My lowest moment actually became my highest moment, as I think happens to so many nonprofit execs.
It happened years ago when I was still practicing traditional transactional fundraising while serving as President of the Los Angeles Mission. We had a huge direct mail file, and we used to do wealth identifier screening and such. The screening turned up a guy who was a big wheel on Wilshire Avenue–classic major donor prospect.
So I started doing all the tried ‘n’ true moves management moves with this guy, and everything was going great–or so I thought. I ultimately scored an invitation to visit his office. I went in ready to bag my prey.
Then the guy said to me. “I know why you’re here, why you’ve been calling, why you’ve been sending me stuff, why you’re always so nice to me. It’s because you’ve done research, and you know exactly how much money I’m capable of giving to you. And your friendship is totally predicated on that.”
Er…
I had been truly pantsed. I felt naked. The guy was absolutely right. I was at a loss for words. All I knew was that now was not the right time to bust out the calendar and CD I had brought to give him.
“OK, you got me,” I said, slumping back into my chair. “But if you knew that was the gig, why did you invite me here?”
“Because you run the largest rescue mission in the world,” he said. “So I figure that means you ought to know more than I do about how to deal with homeless people.”
He then went on to explain how every day he passed hoards of homeless people on his way to work, on the freeway, on the way home, and at the gas station. He said he was happy to give money to the mission, but that still didn’t help him to be able to know how to interact with the homeless people he saw in his own life daily.
That conversation led ultimately to a lively brainstorming meeting–one that I hardly could have expected given the way our meeting had started. Instead of talking about ways that he could support the mission, we talked about ways the mission could support him as he sought to help the homeless people he encountered in his sphere of influence.
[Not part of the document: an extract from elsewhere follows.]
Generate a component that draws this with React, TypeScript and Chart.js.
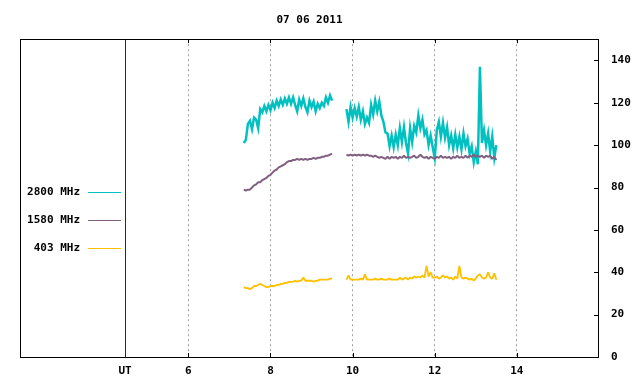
import { useEffect, useRef } from 'react';
import { Chart, registerables } from 'chart.js';

Chart.register(...registerables);

const TITLE = '07 06 2011';
const LABELS = ['2800 MHz', '1580 MHz', '403 MHz'];
const COLORS = ['#00c0c0', '#806080', '#ffc000'];
const LINE_WIDTHS = [2.5, 2, 1.8];
const JOINS = ['miter', 'bevel', 'bevel'];
const X_TICKS = [6, 8, 10, 12, 14];
const UT_POS = 4.46;
const Y_TICKS = [0, 20, 40, 60, 80, 100, 120, 140];
const X_MIN = 1.9;
const X_MAX = 16;
const Y_MIN = 0;
const Y_MAX = 150;

// samples every 0.05 h starting at 7.35 UT
const T_START = 7.35;
const T_STEP = 0.05;
const N = null;

const flux2800 = [
  101, 102.5, 110, 111.5, 107.5, 113, 112, 108, 117, 115.5,
  118.5, 116, 119, 116.5, 120, 117.5, 121, 118.5, 121.5, 119,
  122, 119.5, 122.5, 119.5, 122.5, 119, 116, 121.5, 118.5, 122,
  118, 115.5, 121, 118, 120.5, 116, 119.5, 117.5, 120, 118.5,
  122.5, 120, 123.5, 121,
  N, N, N, N, N, N,
  117, 111, 118, 113, 117.5, 113.5, 118, 112, 116, 110,
  113, 110.5, 119, 114.5, 121, 116, 120.5, 114, 111, 106,
  105.5, 99.5, 104.5, 99, 105, 100, 108, 101.5, 108.5, 101,
  96, 108, 101.5, 109, 106, 114, 108, 112, 105, 107,
  100, 104.5, 99, 94, 107, 111, 104, 110.5, 103.5, 108.5,
  100, 104.5, 98.5, 105, 99, 104, 98, 105.5, 99.5, 103,
  96, 99.5, 92, 97, 91, 137, 101, 107, 100, 105.5,
  97, 104, 94, 100,
];

const flux1580 = [
  79, 78.5, 79, 79, 80, 81, 81.5, 82.5, 82.5, 83.5,
  84, 84.5, 85.5, 86, 87, 88, 88.5, 89.5, 90, 90.5,
  91, 92, 92.5, 92.5, 93, 93, 93.5, 93, 93.5, 93,
  93.5, 93, 93.5, 93.5, 94, 93.5, 94, 94, 94.5, 94.5,
  95, 95, 95.5, 96,
  N, N, N, N, N, N,
  95.5, 95, 95.5, 95, 95.5, 95, 95.5, 95, 95.5, 95,
  95.5, 95, 95, 94.5, 95, 94.5, 94, 94.5, 94, 93.5,
  94.5, 93.5, 94.5, 94, 94.5, 93.5, 94.5, 94, 95, 94,
  94.5, 94, 94.5, 95, 94, 94.5, 95.5, 94.5, 94, 94.5,
  93.5, 94.5, 94, 93.5, 94.5, 94, 95, 94, 94.5, 94,
  94.5, 93.5, 94.5, 94, 95, 94, 94.5, 94, 95, 94,
  95, 94.5, 95.5, 94.5, 95, 94.5, 95, 94, 95, 94.5,
  95, 93.5, 94.5, 93,
];

const flux403 = [
  33, 32.5, 32.5, 32, 32.5, 33.5, 33.5, 34, 34.5, 34,
  33.5, 33, 33, 33.5, 33.5, 33.5, 34, 34, 34.5, 34.5,
  35, 35, 35.5, 35.5, 35.5, 36, 35.5, 36, 36, 37.5,
  36, 36, 36, 36, 35.5, 36, 36, 36.5, 36.5, 36.5,
  36.5, 36.5, 37, 37,
  N, N, N, N, N, N,
  36.5, 38.5, 36.5, 36.5, 36.5, 36.5, 36.5, 37, 36.5, 39,
  36.5, 36.5, 36.5, 36.5, 37, 36.5, 36.5, 37, 36.5, 36.5,
  36.5, 37, 36.5, 36.5, 36.5, 36.5, 37.5, 36.5, 37, 37.5,
  36.5, 37.5, 37, 38, 37.5, 38, 37.5, 38.5, 37.5, 43,
  38, 40, 37.5, 37.5, 38, 37, 37.5, 38.5, 37.5, 38,
  37, 37.5, 36.5, 38, 37, 43, 37.5, 37, 37.5, 37,
  36.5, 37, 36, 37, 38.5, 39, 37.5, 37, 37.5, 40,
  37.5, 37, 39.5, 36.5,
];

const SERIES = [flux2800, flux1580, flux403];
const DRAW_ORDER = [1, 0, 2];

const FONT = { family: "'DejaVu Sans Mono', monospace", size: 11, weight: 'bold' as const };
const FONT_CSS = "bold 11px 'DejaVu Sans Mono', monospace";

function toPoints(values: (number | null)[]) {
  return values.map((v, i) => ({ x: +(T_START + T_STEP * i).toFixed(3), y: v }));
}

const framePlugin = {
  id: 'frameAndKey',
  afterDraw(chart: any) {
    const { ctx, chartArea: a, scales } = chart;
    ctx.save();
    ctx.strokeStyle = '#000';
    ctx.lineWidth = 1;
    ctx.strokeRect(Math.round(a.left) + 0.5, Math.round(a.top) + 0.5,
      Math.round(a.right) - Math.round(a.left) - 1, Math.round(a.bottom) - Math.round(a.top));
    ctx.beginPath();
    for (const v of X_TICKS) {
      const px = Math.round(scales.x.getPixelForValue(v)) + 0.5;
      ctx.moveTo(px, a.bottom);
      ctx.lineTo(px, a.bottom - 4);
      ctx.moveTo(px, a.top);
      ctx.lineTo(px, a.top + 4);
    }
    for (const v of Y_TICKS) {
      const py = Math.round(scales.y.getPixelForValue(v)) + 0.5;
      ctx.moveTo(a.right - 1, py);
      ctx.lineTo(a.right - 5, py);
    }
    ctx.stroke();

    // key
    ctx.font = FONT_CSS;
    ctx.textAlign = 'right';
    ctx.textBaseline = 'middle';
    LABELS.forEach((label, i) => {
      const y = Math.round(a.top + 153 + i * 28) + 0.5;
      ctx.fillStyle = '#000';
      ctx.fillText(label, a.left + 60, y);
      ctx.strokeStyle = COLORS[i];
      ctx.beginPath();
      ctx.moveTo(a.left + 68, y);
      ctx.lineTo(a.left + 101, y);
      ctx.stroke();
    });
    ctx.restore();
  },
};

export default function App() {
  const ref = useRef<HTMLCanvasElement>(null);
  useEffect(() => {
    const datasets = SERIES.map((vals, i) => ({
      label: LABELS[i],
      data: toPoints(vals),
      borderColor: COLORS[i],
      backgroundColor: COLORS[i],
      borderWidth: LINE_WIDTHS[i],
      borderJoinStyle: JOINS[i],
      pointRadius: 0,
      tension: 0,
      spanGaps: false,
      order: DRAW_ORDER[i],
    }));
    const chart = new Chart(ref.current as HTMLCanvasElement, {
      type: 'line',
      data: { datasets },
      options: {
        responsive: false,
        animation: false,
        devicePixelRatio: 1,
        layout: { padding: { left: 20, top: 0, right: 0, bottom: 0 } },
        plugins: {
          legend: { display: false },
          tooltip: { enabled: false },
          title: {
            display: true,
            text: TITLE,
            fullSize: false,
            color: '#000',
            font: FONT,
            padding: { top: 14, bottom: 12 },
          },
        },
        scales: {
          x: {
            type: 'linear',
            min: X_MIN,
            max: X_MAX,
            afterBuildTicks: (s: any) => {
              s.ticks = [UT_POS, ...X_TICKS].map((v) => ({ value: v }));
            },
            afterFit: (s: any) => {
              s.height = 27;
            },
            grid: {
              color: (c: any) => (c.tick && c.tick.value === UT_POS ? '#8b0000' : '#a0a0a0'),
              lineWidth: 1,
              drawTicks: false,
            },
            border: {
              display: false,
              dash: (c: any) => (c.tick && c.tick.value === UT_POS ? [] : [2, 3]),
            },
            ticks: {
              autoSkip: false,
              maxRotation: 0,
              padding: 8,
              color: '#000',
              font: FONT,
              callback: (v: any) => (v === UT_POS ? 'UT' : String(v)),
            },
          },
          y: {
            position: 'right',
            min: Y_MIN,
            max: Y_MAX,
            afterBuildTicks: (s: any) => {
              s.ticks = Y_TICKS.map((v) => ({ value: v }));
            },
            afterFit: (s: any) => {
              s.width = 41;
            },
            grid: { display: false },
            border: { display: false },
            ticks: {
              padding: 4,
              color: '#000',
              font: FONT,
              callback: (v: any) => String(v),
            },
          },
        },
      },
      plugins: [framePlugin],
    } as any);
    return () => chart.destroy();
  }, []);
  return (
    <div style={{ position: 'fixed', left: 0, top: 0, width: 640, height: 384, background: '#fff' }}>
      <canvas ref={ref} width={640} height={384} style={{ display: 'block' }} />
    </div>
  );
}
It ultimately led to a project we did with an advertising agency based on the concept of “pogs”–the milk bottle cap kind of thingies that were popular back in the 80s and early 90s. “Spare Change can make a change” was the name of the campaign. We sent each of our donors a sheet of punch-out pogs that they could carry in their pockets. When they encountered a homeless person they could give them an LA Mission pog and some change and say, “Look, the change I’m giving you here is going to run out, but this pog has the phone number to the Los Angeles Mission on it. You can call them from anywhere 24 hours a day, 7 days a week and they’ll pick you up and take you back to the mission, no questions asked. They’ll make sure you have a clean bed, a warm meal, a shave, a shower, and a chance to enroll in their training programs if you want to.”
It was a seminal point in my growth in thinking as a fundraiser: Stop trying to get people to support you and instead find ways to support them as they tackle the cause in their own sphere of influence. Ultimately that approach is the best–and most genuine and appreciated–”move” we can make with a donor.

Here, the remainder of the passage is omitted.